21 February – 26 August 2012
Wanna Play! combines a retrospective view of a fine and original tradition within Danish art – art playgrounds in the public space – with an experimental approach to exhibition practices, specifically in the form of a giant indoor playground created by six artists in the museum’s top floor. We have long held a fond wish to unite these two elements in a single exhibition. Indeed, the museum was well equipped for the task; as regards the history of the subject KØS already owned sketches and models, created by artists such as William Fridericia, for the historic amusement park Tivoli’s artist playground Tivolaj (1958, no longer exists).

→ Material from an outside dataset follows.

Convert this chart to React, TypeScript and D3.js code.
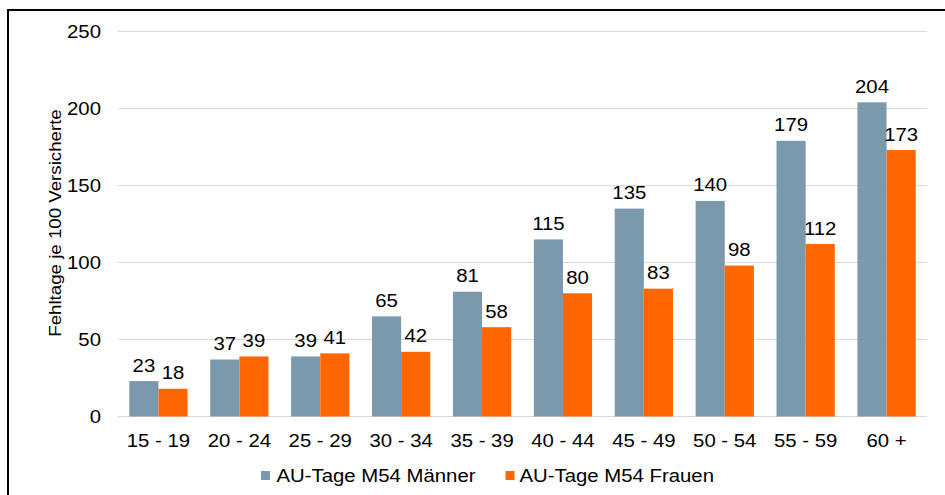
import React from "react";
import * as d3 from "d3";

const categories = ["15 - 19", "20 - 24", "25 - 29", "30 - 34", "35 - 39", "40 - 44", "45 - 49", "50 - 54", "55 - 59", "60 +"];
const maenner = [23, 37, 39, 65, 81, 115, 135, 140, 179, 204];
const frauen = [18, 39, 41, 42, 58, 80, 83, 98, 112, 173];
const yTicks = [0, 50, 100, 150, 200, 250];
const seriesNames = ["AU-Tage M54 Männer", "AU-Tage M54 Frauen"];
const colors = ["#7A99AC", "#FF6600"];

const SX = 1.1;

function T({ x, y, anchor = "start", size = 18.5, rotate = 0, dy, children }: any) {
  return (
    <text
      transform={`translate(${x},${y}) rotate(${rotate}) scale(${SX},1)`}
      textAnchor={anchor}
      fontSize={size}
      dy={dy}
      fill="#000"
    >
      {children}
    </text>
  );
}

export default function App() {
  const W = 945, H = 495;
  const left = 118, right = 927, top = 31.5, bottom = 416.5;
  const x = d3.scaleBand<string>().domain(categories).range([left, right]).paddingInner(0.28).paddingOuter(0.14);
  const y = d3.scaleLinear().domain([0, 250]).range([bottom, top]);
  const bw = x.bandwidth() / 2;
  const font = "'Liberation Sans', Arial, sans-serif";
  const series = [maenner, frauen];
  return (
    <svg width={W} height={H} style={{ position: "absolute", left: 0, top: 0 }} fontFamily={font}>
      <rect width={W} height={H} fill="#fff" />
      <line x1={7} x2={W} y1={10} y2={10} stroke="#000" strokeWidth={2} />
      <line x1={8} x2={8} y1={9} y2={H} stroke="#000" strokeWidth={2} />
      {yTicks.map((t) => (
        <g key={t}>
          <line x1={left} x2={right} y1={y(t)} y2={y(t)} stroke="#D9D9D9" strokeWidth={1} />
          <T x={101} y={y(t) + 6.5} anchor="end">{t}</T>
        </g>
      ))}
      <T x={61} y={(top + bottom) / 2 - 1} anchor="middle" rotate={-90} size={17}>
        Fehltage je 100 Versicherte
      </T>
      {categories.map((c, i) => (
        <g key={c}>
          {series.map((s, k) => {
            const bx = (x(c) as number) + k * bw;
            return (
              <g key={k}>
                <rect x={bx} y={y(s[i])} width={bw} height={bottom - y(s[i])} fill={colors[k]} />
                <T x={bx + bw / 2} y={y(s[i]) - 9.5} anchor="middle">{s[i]}</T>
              </g>
            );
          })}
          <T x={(x(c) as number) + x.bandwidth() / 2} y={447} anchor="middle">{c}</T>
        </g>
      ))}
      {seriesNames.map((n, k) => {
        const lx = k === 0 ? 261 : 505.5;
        return (
          <g key={n}>
            <rect x={lx} y={471} width={9} height={9} fill={colors[k]} />
            <T x={lx + (k === 0 ? 15.5 : 14)} y={482}>{n}</T>
          </g>
        );
      })}
    </svg>
  );
}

In 2011 the museum’s collections saw the addition of models for Randi & Katrine’s art playground in the Nikolaj Square in Copenhagen. However, we were confident that the subject offered an even greater potential wealth of material, and we are very pleased to have unearthed much of it – e.g. about Tivolaj, where we found additional materials through Torsten Johansson’s family. Johansson was the creative mind behind the sculptural, vividly yellow slide in this innovative playground setting. The exhibition also shows materials documenting Palle Nielsen’s groundbreaking project from 1968: a giant indoor playground at the Moderna Museet in Stockholm. Kerstin Bergendal and the artists’ group Konvoj are also featured in the exhibition. By juxtaposing materials documenting the playground projects created by Bergendal and Konvoj we focus on how artists employ relational practises when creating playgrounds.

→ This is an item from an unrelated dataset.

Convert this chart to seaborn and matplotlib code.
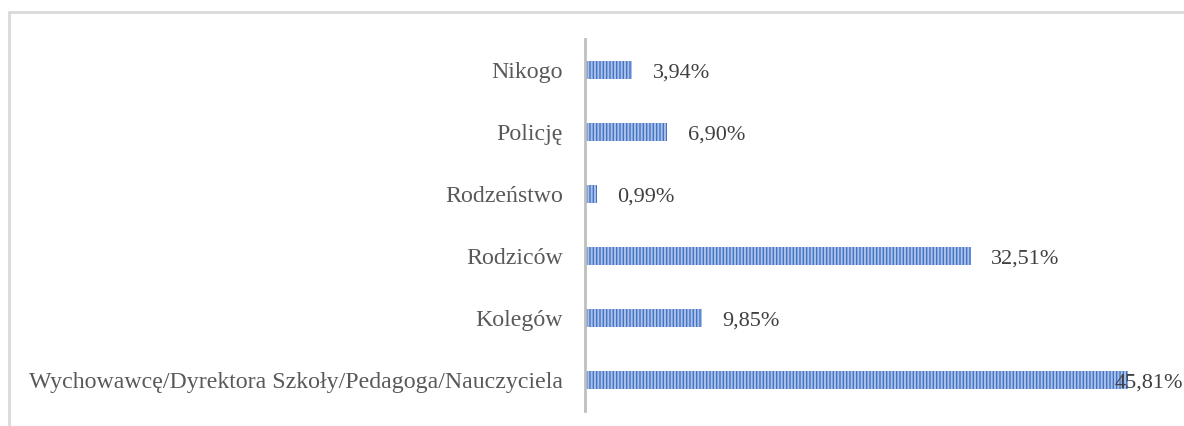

WANNA PLAY! looks at how restrictions and rules makes it difficult to create truly wild, artistic playgrounds. Many of us remember the special thrill of that really good slide, the sensational see-saw, and so on, but times have changed: gone are the days of innocence where children could scamper around junk playgrounds, mount swings without having special safety surfaces underneath, etc. Today we are preoccupied with rules and regulations, with the letter of the law and the potential liabilities associated with any mishaps; all this is an impediment to establishing ”wild” playgrounds.Nevertheless, the issue is highly topical in connection with the City of Copenhagen’s project Plads Til Leg (literally “Grounds for Play”), which encompasses five art playgrounds so far, created by Randi & Katrine, Nina Saunders, Peter Land, Eva Steen Christensen, and Tanja Rau, respectively.

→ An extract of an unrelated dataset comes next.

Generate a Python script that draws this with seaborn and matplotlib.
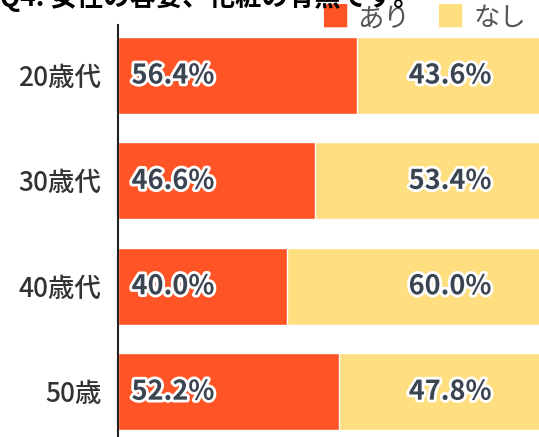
import matplotlib.pyplot as plt
import matplotlib.patheffects as pe
import pandas as pd
import seaborn as sns

ages = ["20歳代", "30歳代", "40歳代", "50歳"]
ari = [56.4, 46.6, 40.0, 52.2]
nashi = [43.6, 53.4, 60.0, 47.8]
title = "Q4. 女性の容姿、化粧の有無です。"

orange = "#FF5526"
yellow = "#FFDE7F"
label_col = "#3B4552"

sns.set_theme(style="white")
plt.rcParams['font.family'] = ['Noto Sans CJK JP', 'DejaVu Sans']

df = pd.DataFrame({"age": ages, "ari": ari, "nashi": nashi})
df["total"] = df["ari"] + df["nashi"]

fig = plt.figure(figsize=(5.39, 4.37), dpi=100)
ax = fig.add_axes([0.219, 0.0, 0.785, 0.943])

sns.barplot(data=df, y="age", x="total", color=yellow, width=0.73,
            orient="h", ax=ax, saturation=1)
sns.barplot(data=df, y="age", x="ari", color=orange, width=0.73,
            orient="h", ax=ax, saturation=1)

ax.set_xlim(0, 100)
ax.set_ylim(3.43, -0.48)
ax.set_xlabel("")
ax.set_ylabel("")
ax.set_xticks([])
for s in ["top", "right", "bottom"]:
    ax.spines[s].set_visible(False)
ax.spines["left"].set_color("#222222")
ax.spines["left"].set_linewidth(1.5)
ax.tick_params(axis="y", length=0, pad=12, labelsize=19, labelcolor="#333333")
for t in ax.get_yticklabels():
    t.set_fontweight("medium")

stroke = [pe.withStroke(linewidth=4, foreground="white")]
for i, (a, n) in enumerate(zip(ari, nashi)):
    ax.text(3.2, i, f"{a:.1f}%", ha="left", va="center", fontsize=19.5,
            fontweight="semibold", color=label_col, path_effects=stroke)
    ax.text(78.5, i, f"{n:.1f}%", ha="center", va="center", fontsize=19.5,
            fontweight="semibold", color=label_col, path_effects=stroke)

# legend drawn as text with square markers
fig.text(0.593, 0.957, "■", fontsize=21, color=orange, ha="left", va="center")
fig.text(0.662, 0.957, "あり", fontsize=19, color="#555555", ha="left", va="center")
fig.text(0.808, 0.957, "■", fontsize=21, color=yellow, ha="left", va="center")
fig.text(0.878, 0.957, "なし", fontsize=19, color="#555555", ha="left", va="center")

fig.text(0.0, 0.987, title, fontsize=19, fontweight="bold", color="black",
         ha="left", va="baseline")

fig.savefig("out.png", dpi=100)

At KØS, we firmly believe that an exhibition such as this should fuse historical analysis and retrospection with opportunities for playing here and now. We wish to extend our warm thanks to the six artists who have created play-elements for the exhibition: Anders Bonnesen, Camilla Berner, Andreas Schulenburg, Vibe Bredahl, Hannah Heilmann, and Anna Maria Helgadottir. Thanks are also due to Fantasileg ApS, who acted as safety consultants for the exhibition.